The professorial hat I wear most often involves teaching New Testament Studies. I work through a curriculum that introduces students to the grand scope of what is actually happening in the New Testament narrative, which includes the transition between the story of the nation of Israel and the story of an obscure carpenter from Nazareth that meandered south from Galilee to a tragic death in Jerusalem. There is a lot of narrative here, a story which requires the thick theological description that occupies the text of scripture. What academics refer to as “biblical theology” is simply the orderly presentation of this grander narrative. The history presented in the Hebrew Scriptures and the New Testament means something, and the task of biblical theology is describing what this history means in its linguistic and sociological idiom. Eventually these contextual meanings give way to contemporary meanings. Over time, these meanings tumble into expressions of grace, enlightenment, and the baffling justice of reconciliation. Yes, I love my classes.
And even though I find the mysteries of The Tree of Life a bit cloying at first glimpse, they represent a beautiful interpretive strategy. Many reviews have spoken of the film as an echo of God’s final answer to Job. We wander with Jack in his cycles of dismay and are confronted like Job with the glory of history itself, of creation emerging in Elohim-attended cycles of mercy and indifference. Many reviews rightly focus on the dialectic between nature and grace, a thorny theological problem that has defined Malick’s cinema. The voice of Mrs. O’Brien in this regard is a rhythmic revelation, the still quiet voice of God’s love in a world groaning with birth pangs. And the entire affair is surrounded by the ecstatic shout of creation. Malick’s universe is brimming with expanding light, full of the glory of an ineffable geometry. I watch this film and I think of David Lynch’s desire to create films we want to sink our teeth into. I want to devour these images. I want to ingest them like Ezekiel’s scroll. And then there is the Tree of Life itself, which has positioned itself at the beginning of the Torah narrative in such a way that still puzzles both Christian and Jewish theology. Yet both perceive it is something fundamental and abiding. It is a constant mythic reminder that existence may very well be immensely meaningful.
And all of these reviews are right. The film riffs on a multitude of biblical stories and images. The story of Job is not the story of creation in Genesis.
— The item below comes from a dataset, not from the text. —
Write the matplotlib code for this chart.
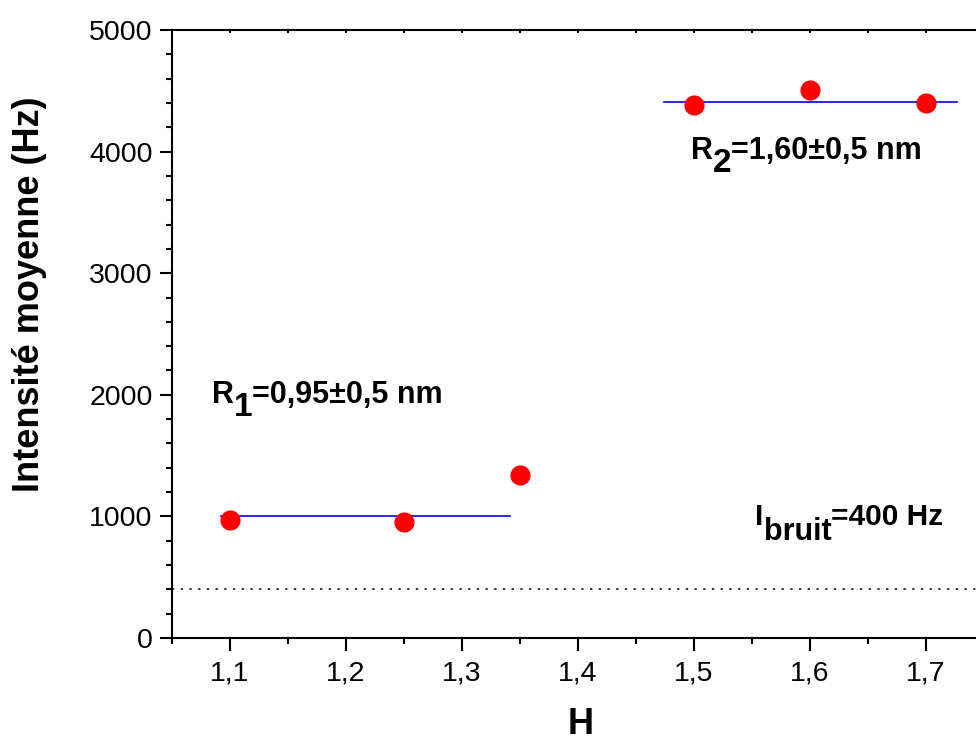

The great distinction between nature and grace is not something that becomes explicit in the biblical canon until much later, when God became flesh and hit the possibility of rationalizing those distinctions like an atom bomb.
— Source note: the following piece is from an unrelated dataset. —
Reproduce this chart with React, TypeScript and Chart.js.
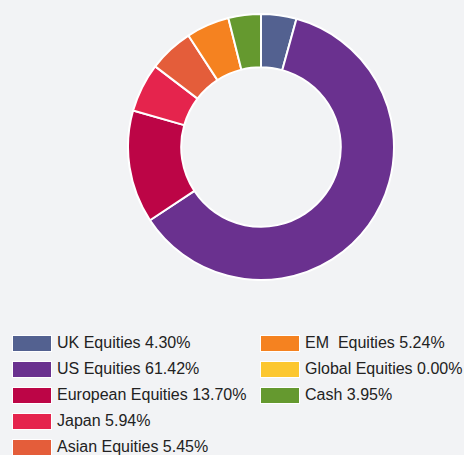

I guess what I like about the film is this: It understands all of these distinct theological and biblical references as things that take part of a much grander story. It doesn’t distinguish them or compartmentalize them. After Jesus has been raised from the dead, he meets a few previous disciples on the road to a small town called Emmaus. As the story according to Luke goes, “And beginning with Moses and all the Prophets, he explained to them what was said in all the Scriptures concerning himself.” In this turn of events we learn that all this disparate scripture had a definitive focus. And this is the beginning really, really good biblical theology – being able to comprehend the totality of scripture as an exhaustive declaration about what everything means. The Tree of Life proceeds along the lines of this drama of redemption, which is felt and experienced in the daily wanderings of people like Jack. We feel lost. We feel abused. We feel injustice. But we feel these things in a world alive with the voices of stones; punctuated by the funerals of sparrows. This is the world of the Bible. Between the Spirit hovering over the formless waters and the vision of a world in which “there is no more sea” there are these Malick wanderings and sufferings. What I love about The Tree of Life is that these experiences are envisioned as the paragraphs of a broader narrative. The Tree of Life is really good bible reading.
Okay. Maybe this really is Malick’s finest. I obviously have some room to be convinced.